臨床心理士と公認心理師の関係

この機会に臨床心理士と公認心理師の関係について考えをまとめてみた。
「臨床心理士は自らの専門性と独自性をもって、被支援者の個別性に注目した心理支援を行う」「公認心理師は国家資格であるという性質上、国の方針に沿った形で、広く公平に国民の心の健康に寄与する」大きな違いは「個別性VS公平性」とも言えるだろう。
これは放送大学『公認心理師の職責』を履修し、大学院の授業内容などから整理した自分の捉え方で、現在も概ね変わっていない。
それゆえ公認心理師資格を取得しただけで個別性の高い「心理カウンセリング」が行えるという考えには賛同しないし、そういった主張を見ると正直モヤモヤすることもある。
一方で、自分の周りには「受験をきっかけに、寧ろカウンセリングの奥深さや難しさを自覚した」とこれまでの関わり方を振り返り、患者さんへの接し方の質の向上を求めて(現職の質を上げる為)学びを進める医療従事者等のいわゆる多職種Gルートの方もいて頭が下がる思いになる。

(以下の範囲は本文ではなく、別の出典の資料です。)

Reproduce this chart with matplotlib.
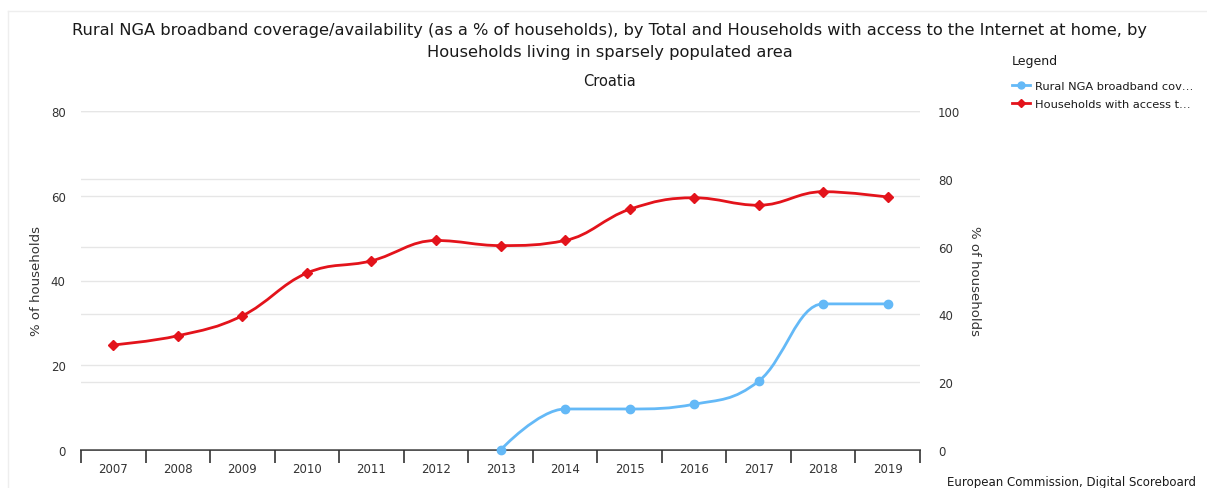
""" Rural NGA coverage vs. households with internet access, Croatia (sparsely populated areas). """

import matplotlib
matplotlib.use('Agg')
import matplotlib.pyplot as plt
from matplotlib.path import Path
from matplotlib.patches import PathPatch
from matplotlib.lines import Line2D
import numpy as np

years = ['2007', '2008', '2009', '2010', '2011', '2012', '2013',
         '2014', '2015', '2016', '2017', '2018', '2019']
# Rural NGA broadband coverage, only from 2013 on
nga_years = ['2013', '2014', '2015', '2016', '2017', '2018', '2019']
nga_vals = [0.0, 12.1, 12.1, 13.5, 20.3, 43.1, 43.1]
# Households with access to the Internet at home (sparsely populated area)
hh_vals = [31.0, 33.7, 39.6, 52.2, 55.8, 61.8, 60.3, 61.8, 71.0, 74.4, 72.2, 76.2, 74.6]

RED = '#e3131b'
BLUE = '#64b9f7'
GRID = '#e6e6e6'
TXT = '#333333'
DARK = '#1a1a1a'


def spline_path(x, y, smoothing=1.5):
    """ Highcharts-like spline: cubic bezier through every point """
    n = len(x)
    verts = [(x[0], y[0])]
    codes = [Path.MOVETO]
    right = [(x[0], y[0])] * n
    left = [(x[0], y[0])] * n
    for i in range(n):
        if i == 0 or i == n - 1:
            left[i] = (x[i], y[i])
            right[i] = (x[i], y[i])
            continue
        d = smoothing + 1
        lx = (smoothing * x[i] + x[i-1]) / d
        ly = (smoothing * y[i] + y[i-1]) / d
        rx = (smoothing * x[i] + x[i+1]) / d
        ry = (smoothing * y[i] + y[i+1]) / d
        corr = 0
        if rx != lx:
            corr = (ry - ly) * (rx - x[i]) / (rx - lx) + y[i] - ry
        ly += corr
        ry += corr
        if ly > y[i-1] and ly > y[i]:
            ly = max(y[i-1], y[i]); ry = 2*y[i] - ly
        elif ly < y[i-1] and ly < y[i]:
            ly = min(y[i-1], y[i]); ry = 2*y[i] - ly
        if ry > y[i+1] and ry > y[i]:
            ry = max(y[i+1], y[i]); ly = 2*y[i] - ry
        elif ry < y[i+1] and ry < y[i]:
            ry = min(y[i+1], y[i]); ly = 2*y[i] - ry
        left[i] = (lx, ly)
        right[i] = (rx, ry)
    for i in range(1, n):
        verts += [right[i-1], left[i], (x[i], y[i])]
        codes += [Path.CURVE4] * 3
    return Path(verts, codes)


plt.rcParams['font.family'] = ['DejaVu Sans']
W, H = 1207, 489
fig = plt.figure(figsize=(W/100, H/100), dpi=100)
fig.patch.set_facecolor('white')

ax = fig.add_axes([81/W, 1 - 451/H, 839/W, 339/H])
ax2 = ax.twinx()

xs = np.arange(len(years))
ax.set_xlim(-0.5, len(years) - 0.5)
ax.set_ylim(0, 80)
ax2.set_ylim(0, 100)
ax.set_yticks([0, 20, 40, 60, 80])
ax2.set_yticks([0, 20, 40, 60, 80, 100])

for a in (ax, ax2):
    for s in ['top', 'left', 'right', 'bottom']:
        a.spines[s].set_visible(False)
    a.tick_params(axis='y', length=0, labelsize=8.5, labelcolor=TXT)
    a.grid(axis='y', color=GRID, lw=1)
    a.set_axisbelow(True)
ax.spines['bottom'].set_visible(True)
ax.spines['bottom'].set_color(TXT)
ax.spines['bottom'].set_linewidth(1.2)
ax.tick_params(axis='y', pad=11)
ax2.tick_params(axis='y', pad=13)

ax.set_xticks(xs)
ax.set_xticklabels(years)
ax.set_xticks(np.arange(len(years) + 1) - 0.5, minor=True)
ax.tick_params(axis='x', which='major', length=0, pad=9, labelsize=8.5, labelcolor=TXT)
ax.tick_params(axis='x', which='minor', length=9, width=1.2, color=TXT, direction='out')

ax.set_ylabel('% of households', fontsize=9.5, color=TXT, labelpad=6)
ax2.set_ylabel('% of households', fontsize=9.5, color=TXT, rotation=270, labelpad=15)

# households line (right axis)
hx = [float(i) for i in xs]
ax2.add_patch(PathPatch(spline_path(hx, hh_vals), fill=False, ec=RED, lw=2, zorder=3))
ax2.plot(hx, hh_vals, ls='none', marker='D', ms=5, color=RED, zorder=4)

# NGA line (right axis)
nx = [float(years.index(y)) for y in nga_years]
ax2.add_patch(PathPatch(spline_path(nx, nga_vals), fill=False, ec=BLUE, lw=2, zorder=3))
ax2.plot(nx, nga_vals, ls='none', marker='o', ms=6, color=BLUE, zorder=4, clip_on=False)

fig.text(610/W, 1 - 31/H, 'Rural NGA broadband coverage/availability (as a % of households), by Total and Households with access to the Internet at home, by',
         ha='center', va='center', fontsize=11.7, color=DARK)
fig.text(610/W, 1 - 52/H, 'Households living in sparsely populated area',
         ha='center', va='center', fontsize=11.7, color=DARK)
fig.text(609/W, 1 - 82/H, 'Croatia', ha='center', va='center', fontsize=10.5, color=DARK)

handles = [Line2D([], [], color=BLUE, lw=2, marker='o', ms=5),
           Line2D([], [], color=RED, lw=2, marker='D', ms=4)]
leg = fig.legend(handles, ['Rural NGA broadband cov\u2026', 'Households with access t\u2026'],
                 loc='upper left', bbox_to_anchor=(1012/W, 1 - 55/H), frameon=False,
                 fontsize=8.2, title='Legend', title_fontsize=9, handlelength=1.6,
                 handletextpad=0.4, labelspacing=0.75, borderaxespad=0, borderpad=0)
leg._legend_box.align = 'left'
leg._legend_box.sep = 10
for t in leg.get_texts():
    t.set_color(DARK)
leg.get_title().set_color(DARK)

fig.text(947/W, 1 - 483/H, 'European Commission, Digital Scoreboard', ha='left', va='center',
         fontsize=8.5, color=DARK)

# faint container frame
fig.add_artist(Line2D([8/W, 1], [1 - 12/H, 1 - 12/H], color='#eeeeee', lw=1))
fig.add_artist(Line2D([8/W, 8/W], [0, 1 - 12/H], color='#eeeeee', lw=1))

fig.savefig('out.png', dpi=100)
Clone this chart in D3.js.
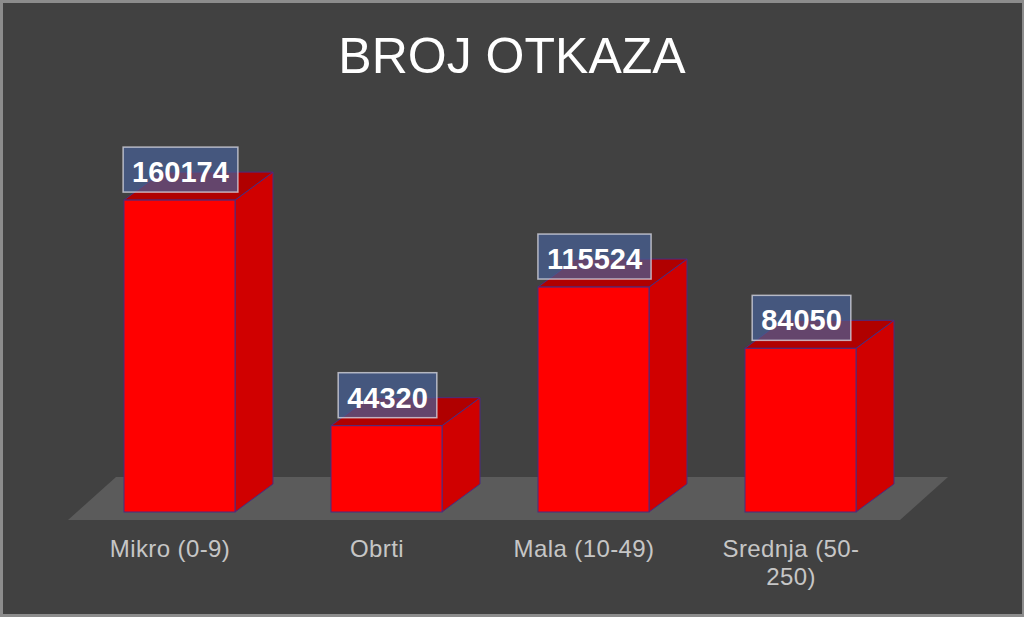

そして、臨床心理士の資格に対してはある程度の高い信用は置きつつも、自分がカウンセリングを受けるとなると資格さえあれば安心とも言いきれない。その場合は、相性や人柄を含めた臨床スタンスをもとに共に取り組んでいけるか吟味したいので、そういった情報が得られない場合(実践経験なども含み)躊躇してしまう。こちらの個別性を扱っていただくので相手の個別性も重視する。

「この二つのアプローチは優劣があるわけではなく、相反するわけでもなく、個人内で、個人間で補い合うことで心理職全体のサービス向上につながる」と話されたある先生の言葉も印象に残っている。
ただアプローチが異なるとはいえ、公認心理師が個別性を全く無視して良いとは思わないし、実際の現場ではこの二つは重なり合うことも多く完全に棲み分けができるものでもないと思う。
また専門職の存在が潤沢ではない地域もあり、そうした地域に住む方が臨床心理士の対面カウンセリングを希望した時、決して安くはないカウンセリング料と別に更に高額な交通費を支払い、丸一日かけて通うことになるか、あるいはあまり信頼性が高いと思えない「お悩み相談」に頼ることになるかもしれない。こうした状況が「心の健康」につながるとは到底思えない。
そんな現状を踏まえて、地域や各施設に配属された公認心理師が正しい心理学の知識を得て、心理師としての自覚と責任を携えて其々の分野における職責を尽くせるように臨床心理士を始めその他の専門職と共に協働していくことが求められるのではないかと考えるようになった。もちろんその土俵に上がる気持ちのある方を対象として。

色々な思いに駆られながらも現在では、二つの立場が同一ではないものの、相補的に機能し合って全体性を上げていくような関係で繋がっていくことが望ましいのではないかという考えになりつつある。

今時点の自分の考えを独り言のようにまとめてみました。お読みいただき有難うございます。